Why make an XML Sitemap for Static Files?
Let’s first address the “why” of this script: in lots of cases, you’ll have static files, either they’re PDF’s, or static PHP or HTML files that create a site. I want all of those in an XML sitemap for two reasons:
- to tell Google that they’re there;
- to be able to see in Google Webmaster Tools whether they’re all indexed.
This script assumes that all those files are in one directory. I know that’s a bit “lazy”, but if your site spans a lot of directories you probably should be using a CMS.

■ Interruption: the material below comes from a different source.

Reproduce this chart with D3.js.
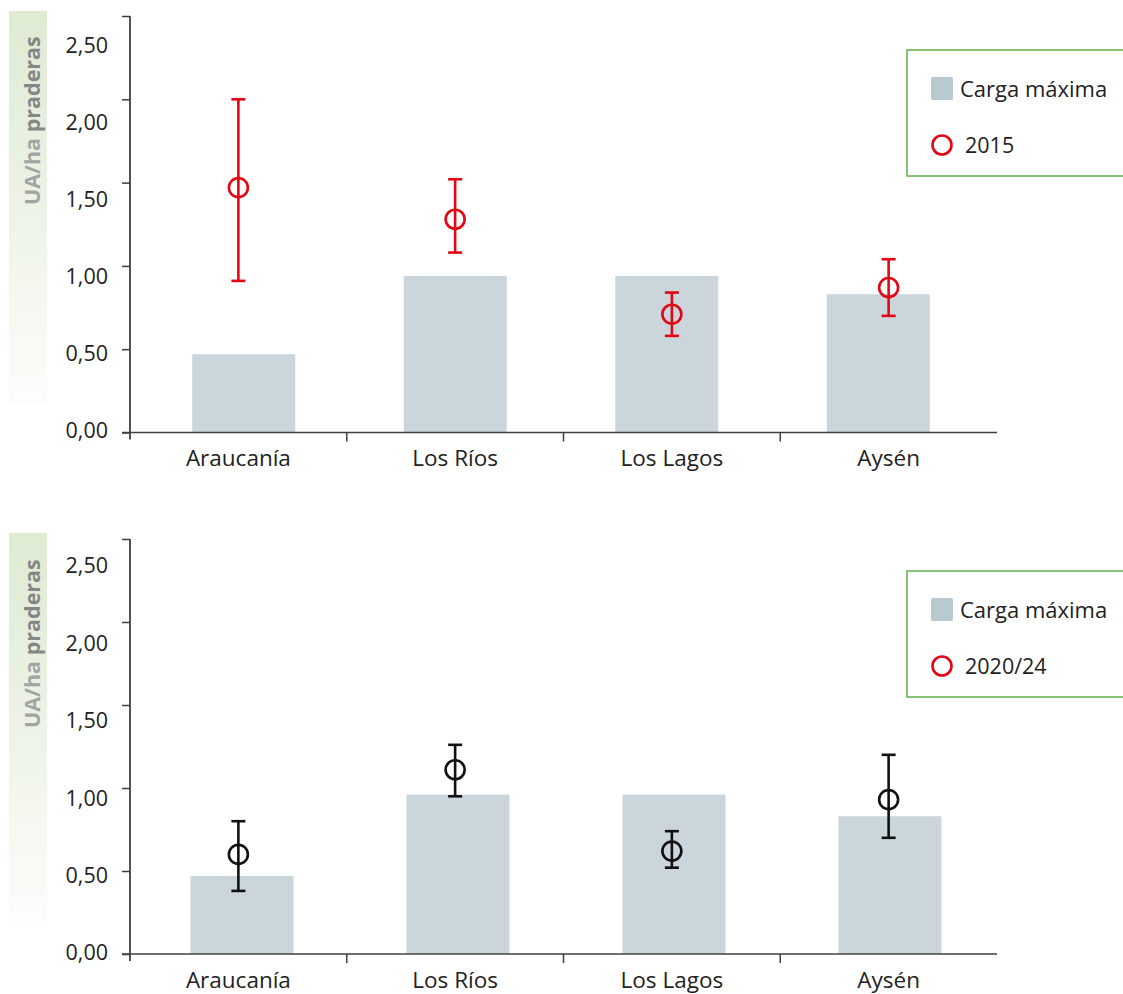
<!DOCTYPE html>
<html>
<head>
<meta charset="utf-8">
<script src="https://cdn.jsdelivr.net/npm/d3@7"></script>
<style>
  html, body { margin: 0; padding: 0; background: #fff; }
  svg { display: block; font-family: "Open Sans", "Noto Sans", sans-serif; }
</style>
</head>
<body>
<svg id="chart" width="1123" height="994"></svg>
<script>
// ---- data ----
const categories = ["Araucanía", "Los Ríos", "Los Lagos", "Aysén"];
const cargaMaxima2015 = [0.47, 0.94, 0.94, 0.83];
const cargaMaxima2020 = [0.47, 0.96, 0.96, 0.83];
const mean2015 = [1.47, 1.28, 0.71, 0.87];
const low2015  = [0.91, 1.08, 0.58, 0.70];
const high2015 = [2.00, 1.52, 0.84, 1.04];
const mean2020 = [0.60, 1.11, 0.62, 0.93];
const low2020  = [0.38, 0.95, 0.52, 0.70];
const high2020 = [0.80, 1.26, 0.74, 1.20];
const yTicks = [0, 0.5, 1, 1.5, 2, 2.5];
const yTickLabels = ["0,00", "0,50", "1,00", "1,50", "2,00", "2,50"];
const yTitleA = "UA/ha";
const yTitleB = "praderas";
const legendBarLabel = "Carga máxima";
const legendLabels = ["2015", "2020/24"];

const svg = d3.select("#chart");
const defs = svg.append("defs");
const grad = defs.append("linearGradient").attr("id", "ygrad")
  .attr("x1", 0).attr("y1", 0).attr("x2", 0).attr("y2", 1);
grad.append("stop").attr("offset", "0%").attr("stop-color", "#dfead3");
grad.append("stop").attr("offset", "55%").attr("stop-color", "#eef4e8");
grad.append("stop").attr("offset", "100%").attr("stop-color", "#fdfdfb");

const BAR = "#cad6dc";
const AXIS = "#3f3f3f";

function panel(cfg) {
  const g = svg.append("g");
  const y = d3.scaleLinear().domain([0, 2.5]).range([cfg.y0, cfg.y25]);
  const yLab = d3.scaleLinear().domain([0, 2.5]).range(cfg.labRange);
  const x = d3.scaleBand().domain(categories).range([130, 997]).padding(0);
  const xBar = d3.scaleBand().domain(categories).range(cfg.barRange).padding(0);
  const barW = 103;

  // y title background
  g.append("rect").attr("x", 9).attr("y", cfg.titleBg[0]).attr("width", 38)
    .attr("height", cfg.titleBg[1] - cfg.titleBg[0]).attr("fill", "url(#ygrad)");
  const t = g.append("text")
    .attr("transform", `translate(39.5,${cfg.titleStart}) rotate(-90)`)
    .attr("font-size", 21.5).attr("font-weight", 700);
  t.append("tspan").attr("fill", "#a3a5a4").text(yTitleA + " ");
  t.append("tspan").attr("fill", "#858786").text(yTitleB);

  // bars
  g.selectAll("rect.bar").data(categories).join("rect").attr("class", "bar")
    .attr("x", d => xBar(d) + xBar.bandwidth() / 2 - barW / 2)
    .attr("width", barW)
    .attr("y", (d, i) => y(cfg.bars[i]))
    .attr("height", (d, i) => y(0) - y(cfg.bars[i]))
    .attr("fill", BAR);

  // y axis ticks (no labels)
  const yAx = g.append("g").attr("transform", "translate(130,0)")
    .call(d3.axisLeft(y).tickValues(yTicks).tickFormat("").tickSize(8).tickSizeOuter(0));
  yAx.select(".domain").remove();
  yAx.selectAll("line").attr("stroke", AXIS).attr("stroke-width", 1.5);
  g.append("line").attr("x1", 130).attr("x2", 130)
    .attr("y1", y(2.5)).attr("y2", y(0) + 7).attr("stroke", AXIS).attr("stroke-width", 1.8);

  // y labels (separate label scale as drawn in reference)
  const yL = g.append("g").attr("transform", "translate(108,0)")
    .call(d3.axisLeft(yLab).tickValues(yTicks).tickFormat((d, i) => yTickLabels[i]).tickSize(0).tickPadding(0));
  yL.select(".domain").remove();
  yL.selectAll("text").attr("font-size", 21.5).attr("fill", "#222")
    .attr("font-family", "'Open Sans', sans-serif");

  // x axis
  const xAx = g.append("g").attr("transform", `translate(0,${y(0)})`)
    .call(d3.axisBottom(x).tickSize(0).tickPadding(18));
  xAx.select(".domain").remove();
  xAx.selectAll("text").attr("font-size", 22.5).attr("fill", "#222")
    .attr("font-family", "'Open Sans', sans-serif");
  g.append("line").attr("x1", 122).attr("x2", 997).attr("y1", y(0)).attr("y2", y(0))
    .attr("stroke", AXIS).attr("stroke-width", 1.6);
  g.selectAll("line.sep").data(categories.slice(1)).join("line").attr("class", "sep")
    .attr("x1", d => x(d)).attr("x2", d => x(d))
    .attr("y1", y(0)).attr("y2", y(0) + 9).attr("stroke", AXIS).attr("stroke-width", 1.5);

  // error bars
  const cx = d => x(d) + x.bandwidth() / 2;
  const eg = g.append("g").attr("stroke", cfg.color).attr("stroke-width", 2.6).attr("fill", "none");
  categories.forEach((c, i) => {
    eg.append("line").attr("x1", cx(c)).attr("x2", cx(c))
      .attr("y1", y(cfg.low[i])).attr("y2", y(cfg.high[i]));
    [cfg.low[i], cfg.high[i]].forEach(v => {
      eg.append("line").attr("x1", cx(c) - 7).attr("x2", cx(c) + 7)
        .attr("y1", y(v)).attr("y2", y(v));
    });
    eg.append("circle").attr("cx", cx(c)).attr("cy", y(cfg.mean[i])).attr("r", 9.5)
      .attr("fill", "none");
  });

  // legend
  const lg = g.append("g").attr("transform", `translate(907,${cfg.legTop})`);
  lg.append("rect").attr("x", 0).attr("y", 0).attr("width", 240).attr("height", 126)
    .attr("fill", "#fff").attr("stroke", "#5fb049").attr("stroke-width", 1.5);
  lg.append("rect").attr("x", 24).attr("y", 27).attr("width", 22).attr("height", 23)
    .attr("rx", 1.5).attr("fill", "#b9c9d1");
  lg.append("text").attr("x", 53).attr("y", 46.5).attr("font-size", 22).attr("fill", "#222")
    .text(legendBarLabel);
  lg.append("circle").attr("cx", 35).attr("cy", 95).attr("r", 9.5)
    .attr("fill", "none").attr("stroke", "#e30613").attr("stroke-width", 2.6);
  lg.append("text").attr("x", 58).attr("y", 103).attr("font-size", 21.5).attr("fill", "#222")
    .text(cfg.legendLabel);
}

panel({
  y0: 432.5, y25: 16, labRange: [431, 46], barRange: [138, 984],
  bars: cargaMaxima2015, mean: mean2015, low: low2015, high: high2015,
  color: "#e30613", legTop: 50, legendLabel: legendLabels[0],
  titleBg: [11, 405], titleStart: 205
});
panel({
  y0: 954, y25: 539, labRange: [953, 566], barRange: [134, 998],
  bars: cargaMaxima2020, mean: mean2020, low: low2020, high: high2020,
  color: "#111", legTop: 571, legendLabel: legendLabels[1],
  titleBg: [533, 922], titleStart: 728
});
</script>
</body>
</html>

Configuring the XML Sitemap PHP script
Of course this script needs a bit of configuration before it’ll work well. It has the following constant & variables:
The directory to search for files in.
The URL to the Sitemaps directory
Whether or not the script should parse recursively.
An array of all the file types that you wish to include in your XML sitemap.
An array of all the files that should be replace with other URL’s, useful to, for instance, replace ‘index.php’ with an empty string, so it’ll look like just example.com/
An array of all the files to ignore in the XML sitemap, useful for your config.php, for instance
A relative path to the XSL file included in the script from the SITEMAP_DIR_URL location.
The change frequency for files, can be ‘hourly’, ‘daily’, ‘monthly’ or ‘never’.
The priority, a value between 0 and 1, since you can’t differentiate between files, there’s no big harm in setting them all to 1.